Removing an authorized user is equally straightforward and typically takes effect within one to two billing cycles. The bank removes the authorized user designation and notifies the credit bureaus, which then remove the account from that person's credit report. The primary account holder's report remains unaffected. This works both ways, which means strategic use of authorized user status requires monitoring. If the primary account holder develops poor payment habits after adding you, you inherit that damage as well. The account history on your report reflects everything that happened, not just the positive elements you were hoping to capture.

The Real Impact on Your Credit Score and Where the Hype Gets Misleading

Authorized user status can boost your credit score significantly, but the results vary dramatically based on your starting situation, the quality of the primary account, and how credit scoring models weigh the factors involved. FICO scoring models consider payment history, amounts owed, length of credit history, credit mix, and new credit. Becoming an authorized user positively affects length of credit history and amounts owed, while potentially improving credit mix if you had no revolving credit before. The impact on payment history depends entirely on whether the primary account holder has maintained perfect payments. A single late payment on the primary account shows up on the authorized user's report and can damage their score just as severely as if they had made the late payment themselves.

For people starting with no credit history or poor credit, the improvement can be substantial. Someone with a 620 score and no established accounts might see their score jump 40 to 80 points within a few months of being added to a well-managed account. Someone with a 720 score adding one authorized user account will see minimal change because they already have strong credit depth. The law of diminishing returns applies here. People who already have established credit and strong scores gain the least from becoming authorized users, while those starting from zero or rebuilding from damage benefit the most. This is why understanding your current credit profile before pursuing authorized user arrangements matters more than the arrangement itself.
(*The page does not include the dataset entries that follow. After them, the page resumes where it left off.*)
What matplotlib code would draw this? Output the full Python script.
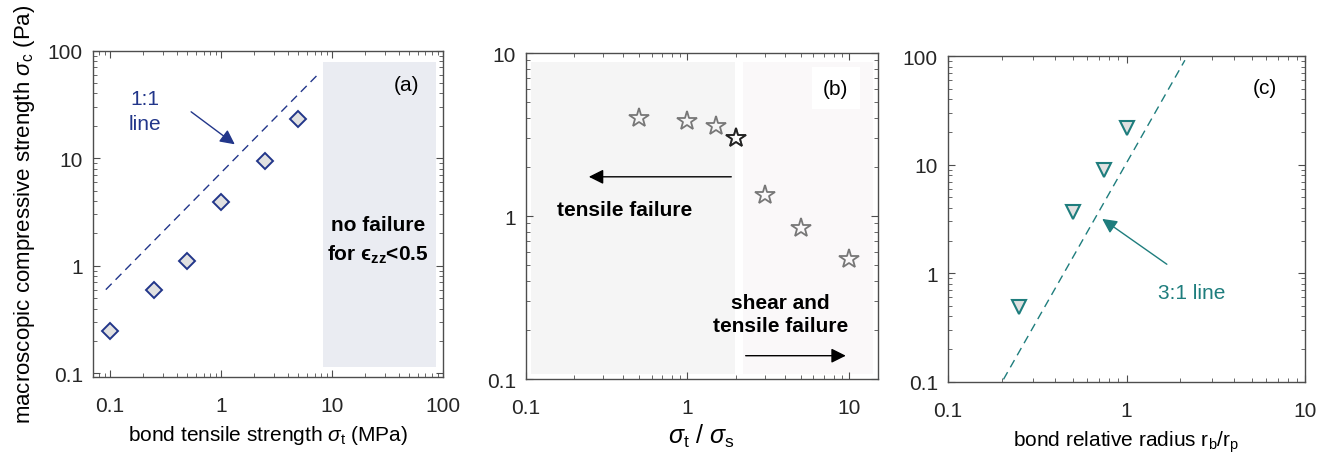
import matplotlib
matplotlib.use("Agg")
import matplotlib.pyplot as plt

plt.rcParams["font.family"] = ["Liberation Sans", "DejaVu Sans"]
plt.rcParams["mathtext.fontset"] = "custom"
plt.rcParams["mathtext.rm"] = "Liberation Sans"
plt.rcParams["mathtext.it"] = "Liberation Sans:italic"
plt.rcParams["mathtext.bf"] = "Liberation Sans:bold"

# (a) compressive strength vs bond tensile strength
tensile = [0.1, 0.25, 0.5, 1, 2.5, 5]
comp_a = [0.25, 0.6, 1.1, 3.9, 9.5, 23]
line11_x = [0.092, 7.5]
line11_y = [0.6, 60]
nofail_x = [8.3, 87]
nofail_y = [0.114, 79]

# (b) compressive strength vs tensile/shear ratio
ratio = [0.5, 1, 1.5, 2, 3, 5, 10]
comp_b = [4.0, 3.85, 3.56, 3.0, 1.34, 0.84, 0.545]
tens_region_x = [0.108, 1.98]
shear_region_x = [2.2, 14]
region_y = [0.108, 8.85]

# (c) compressive strength vs bond radius
radius = [0.25, 0.5, 0.75, 1]
comp_c = [0.49, 3.7, 9.0, 22]
line31_x = [0.205, 2.12]
line31_y = [0.105, 92]

navy = "#22368a"
teal = "#1e7d7d"
spine = "#4d4d4d"
fs = 15

fig = plt.figure(figsize=(13.35, 4.64), dpi=100)
ax_a = fig.add_axes([0.0694, 0.186, 0.2622, 0.7026])
ax_b = fig.add_axes([0.3938, 0.181, 0.2637, 0.7026])
ax_c = fig.add_axes([0.7099, 0.1752, 0.2679, 0.7013])


def style(ax):
    ax.set_xscale("log")
    ax.set_yscale("log")
    for s in ax.spines.values():
        s.set_color(spine)
        s.set_linewidth(1.0)
    ax.tick_params(which="both", direction="in", top=True, right=True,
                   colors=spine, labelcolor="#262626", labelsize=fs)
    ax.tick_params(which="major", length=5)
    ax.tick_params(which="minor", length=3)
    ax.tick_params(axis="x", which="major", pad=14)
    ax.tick_params(axis="y", which="major", pad=7)
    ax.xaxis.set_major_formatter(matplotlib.ticker.FuncFormatter(lambda v, p: f"{v:g}"))
    ax.yaxis.set_major_formatter(matplotlib.ticker.FuncFormatter(lambda v, p: f"{v:g}"))
    ax.xaxis.set_minor_formatter(matplotlib.ticker.NullFormatter())
    ax.yaxis.set_minor_formatter(matplotlib.ticker.NullFormatter())


# ---- panel (a)
style(ax_a)
ax_a.fill_between(nofail_x, nofail_y[0], nofail_y[1], color="#eaecf2", lw=0)
ax_a.plot(line11_x, line11_y, "--", color=navy, lw=1.0, dashes=(6, 4))
ax_a.plot(tensile, comp_a, "D", ms=8.5, mfc="#e1e1e1", mec=navy, mew=1.4)
ax_a.set_xlim(0.07, 100)
ax_a.set_ylim(0.093, 100)
ax_a.set_xticks([0.1, 1, 10, 100])
ax_a.set_yticks([0.1, 1, 10, 100])
ax_a.text(46.9, 49, "(a)", fontsize=fs, ha="center", va="center")
ax_a.text(26.2, 1.73, "no failure\nfor \u03f5$_{\\mathbf{zz}}$<0.5", fontsize=fs,
          fontweight="bold", ha="center", va="center", linespacing=1.5)
ax_a.text(0.207, 27.5, "1:1\nline", color=navy, fontsize=fs, ha="center", va="center",
          linespacing=1.4)
ax_a.annotate("", xy=(1.40, 13), xytext=(0.516, 28),
              arrowprops=dict(arrowstyle="-|>", color=navy, lw=1.0, mutation_scale=22))
ax_a.set_xlabel(r"bond tensile strength $\sigma_{\rm t}$ (MPa)", fontsize=fs, labelpad=6)
ax_a.set_ylabel(r"macroscopic compressive strength $\sigma_{\rm c}$ (Pa)", fontsize=16,
                labelpad=8)

# ---- panel (b)
style(ax_b)
ax_b.fill_between(tens_region_x, region_y[0], region_y[1], color="#f5f5f5", lw=0)
ax_b.fill_between(shear_region_x, region_y[0], region_y[1], color="#faf8f9", lw=0)
ax_b.plot(ratio, comp_b, "*", ms=15, mfc="none", mec="#777777", mew=1.3)
ax_b.plot(ratio[3], comp_b[3], "*", ms=15, mfc="none", mec="#222222", mew=1.3)
ax_b.set_xlim(0.1, 15)
ax_b.set_ylim(0.1, 10)
ax_b.set_xticks([0.1, 1, 10])
ax_b.set_yticks([0.1, 1, 10])
ax_b.text(8.26, 6.07, "(b)", fontsize=fs, ha="center", va="center",
          bbox=dict(boxstyle="square,pad=0.55", fc="white", ec="none"))
ax_b.annotate("", xy=(0.236, 1.74), xytext=(1.94, 1.74),
              arrowprops=dict(arrowstyle="-|>", color="black", lw=1.0, mutation_scale=22))
ax_b.annotate("", xy=(9.9, 0.139), xytext=(2.2, 0.139),
              arrowprops=dict(arrowstyle="-|>", color="black", lw=1.0, mutation_scale=22))
ax_b.text(0.41, 1.09, "tensile failure", fontsize=fs, fontweight="bold",
          ha="center", va="center")
ax_b.text(3.74, 0.25, "shear and\ntensile failure", fontsize=fs, fontweight="bold",
          ha="center", va="center", linespacing=1.3)
ax_b.set_xlabel(r"$\sigma_{\rm t}$ / $\sigma_{\rm s}$", fontsize=18, labelpad=3)

# ---- panel (c)
style(ax_c)
ax_c.plot(line31_x, line31_y, "--", color=teal, lw=1.0, dashes=(6, 4))
ax_c.plot(radius, comp_c, "v", ms=10.5, mfc="#e1e1e1", mec=teal, mew=1.5)
ax_c.set_xlim(0.1, 10)
ax_c.set_ylim(0.1, 100)
ax_c.set_xticks([0.1, 1, 10])
ax_c.set_yticks([0.1, 1, 10, 100])
ax_c.text(5.96, 51.8, "(c)", fontsize=fs, ha="center", va="center")
ax_c.text(2.32, 0.67, "3:1 line", color=teal, fontsize=fs, ha="center", va="center")
ax_c.annotate("", xy=(0.71, 3.28), xytext=(1.73, 1.17),
              arrowprops=dict(arrowstyle="-|>", color=teal, lw=1.0, mutation_scale=22))
ax_c.set_xlabel(r"bond relative radius r$_{\rm b}$/r$_{\rm p}$", fontsize=fs, labelpad=6)

fig.savefig("out.png", dpi=100)
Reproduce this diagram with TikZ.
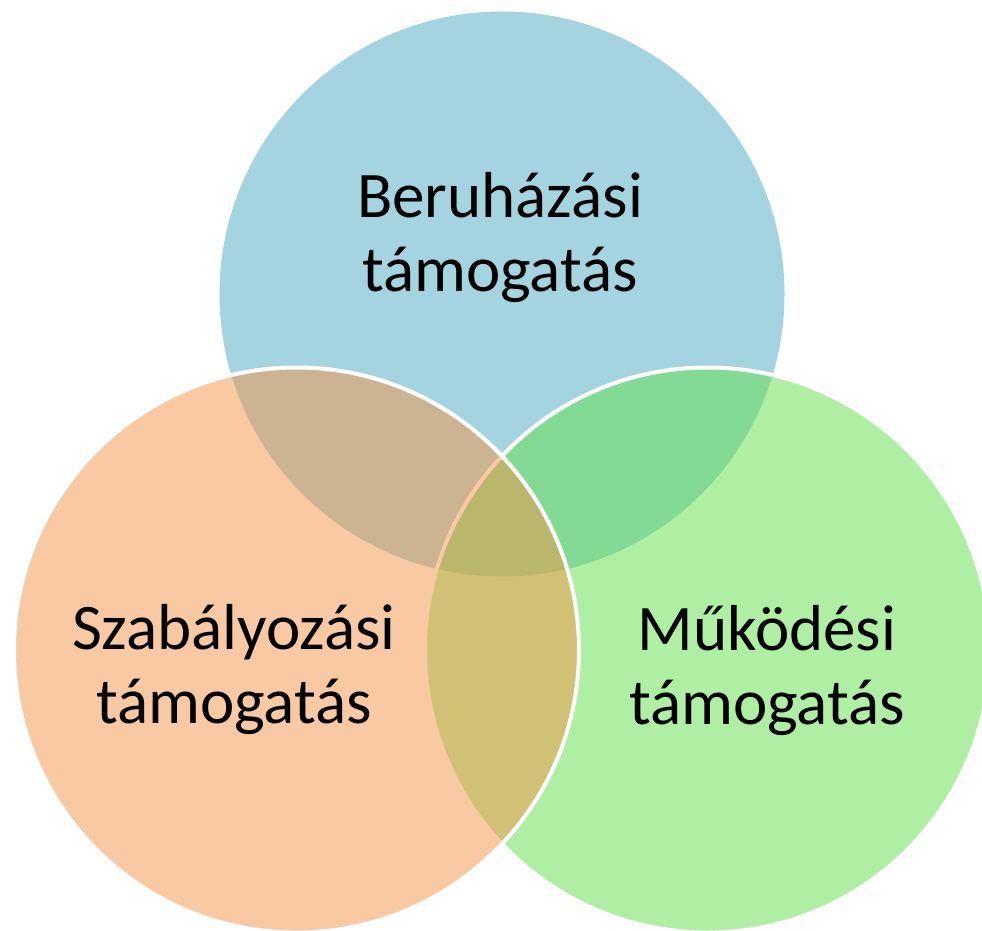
\documentclass[tikz,border=0pt]{standalone}
\usepackage{fontspec}
\setmainfont{Carlito}
\definecolor{cblue}{RGB}{77,171,197}
\definecolor{cgreen}{RGB}{97,225,73}
\definecolor{corange}{RGB}{243,149,71}
\begin{document}
\begin{tikzpicture}[x=1pt,y=-1pt,
  venn/.style={circle, minimum size=565pt, inner sep=0pt, outer sep=0pt, fill opacity=0.5},
  vennline/.style={draw=white, line width=4pt, draw opacity=1},
  lbl/.style={font=\fontsize{65}{74}\selectfont, align=center, text=black, anchor=base, inner sep=0pt}]
\fill[white] (0,0) rectangle (982,931);
\useasboundingbox (0,0) rectangle (982,931);
\clip (0,0) rectangle (982,931);
\node[venn, fill=cblue] (top) at (502,294) {};
\node[venn, fill=cgreen, vennline] (right) at (707.5,650) {};
\node[venn, fill=corange, vennline] (left) at (296.5,650) {};
\node[lbl] (ttop) at (500,291) {Beruházási\\támogatás};
\node[lbl] (tleft) at (234,723) {Szabályozási\\támogatás};
\node[lbl] (tright) at (767,724) {Működési\\támogatás};
\end{tikzpicture}
\end{document}
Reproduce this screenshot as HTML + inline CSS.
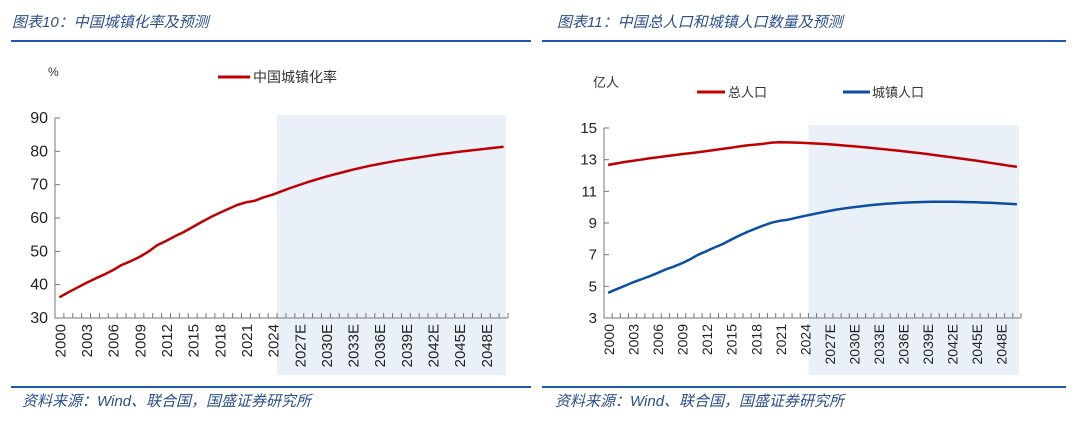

Credit utilization calculations treat authorized user accounts differently than many people assume. The credit limit of the primary account typically counts toward the authorized user's utilization calculations, which can dramatically lower their reported utilization rate. However, scoring models look at both individual card utilization and aggregate utilization across all accounts. If you are an authorized user on a card with a $20,000 limit and the primary holder carries a $15,000 balance, your utilization on that specific card looks terrible even though you never charged a single purchase. This shared risk is one of the most overlooked dangers of authorized user arrangements that credit repair professionals rarely discuss.

Strategic Situations Where Authorized User Status Creates Maximum Value

Parents adding teenage or young adult children to established credit card accounts represents the highest-value use case for authorized user status. College students trying to establish credit face enormous friction. They typically qualify only for secured cards that require deposits, student cards with low limits, or retail store cards that report to only one or two bureaus. Adding them to a parent's well-established card eliminates all of that struggle. A student who has never had any credit can immediately have a seven-year account with perfect payment history, low utilization, and a substantial credit limit reflected on their credit reports. This head start can save years of effort and hundreds of dollars in interest and fees that would otherwise be spent on inferior credit-building products.

Rebuilding credit after financial disaster presents another situation where authorized user status can accelerate recovery. People emerging from bankruptcy, divorce-related credit damage, or extended periods of unemployment often face aCatch-22. They cannot get approved for credit because they lack credit history or have damaged credit, but they cannot rebuild credit without access to credit products. An authorized user arrangement with a trustworthy family member or close friend provides a path through this trap. The recovering debtor inherits established credit history that improves their score and makes them eligible for better products faster than starting from scratch.

Business owners who have successfully separated personal and business credit may benefit from authorized user status on personal accounts that they maintain for business purposes. Business credit building has matured significantly in recent years, but personal credit still influences many lending decisions, especially for small business loans and lines of credit. Maintaining strong personal credit as an authorized user on well-managed accounts supports business credit applications even when business and personal finances are otherwise kept separate.

The Risks and Mistakes That Turn a Powerful Tool Into a Financial Disaster

The most obvious risk involves overspending and relationship destruction. Authorized users typically receive their own card and can make purchases freely, but they bear no legal responsibility for payment. This creates moral hazard and relationship strain. Parents add children expecting them to benefit from the credit history without using the card, but the child makes purchases anyway. The primary holder ends up paying for charges they did not authorize and never intended to cover. These situations damage both credit profiles when they escalate and damage relationships permanently. Clear boundaries about authorized user card usage must be established before adding anyone, and those boundaries must be enforced by immediately removing authorized user status if they are violated.

Primary account mismanagement destroys authorized user credit profiles without any action or knowledge from the authorized user. If the primary account holder pays late, carries high balances, or has the account go to collections, that information transfers to the authorized user's credit report automatically. The authorized user cannot prevent this from happening and often does not learn about it until checking their own credit report or seeing their score drop unexpectedly. This asymmetry of control and consequence makes authorized user arrangements risky when the primary account holder has unstable financial habits or is going through difficult circumstances. Never become an authorized user on an account where you do not have full visibility into the primary holder's financial discipline and stability.

Removing authorized user status when it has been providing substantial benefit can cause score drops that surprise people who did not understand how the arrangement worked. When an authorized user is removed, the account disappears from their credit report entirely. If that account was providing significant credit age, payment history, or utilization management, removing it creates an immediate negative change. The authorized user score often drops back toward where it would have been without the arrangement. This is not a problem if the removal was planned and the authorized user has built enough independent credit to absorb the change, but it becomes a serious issue if the removal was unexpected or happened before the authorized user established other credit accounts.

The final consideration involves the ethical dimension that many people overlook. Becoming an authorized user on someone else's account creates a debt relationship without legal documentation. If the primary account holder passes away, disputes arise about charges, or relationships deteriorate, the lack of clear legal structure leaves everyone vulnerable. Authorized user arrangements work best within families where legal documentation of informal arrangements feels unnecessary, but even within families, having explicit conversations about expectations, boundaries, and contingencies prevents future conflict. The credit benefits are real, but they exist within human relationships that require communication and mutual accountability.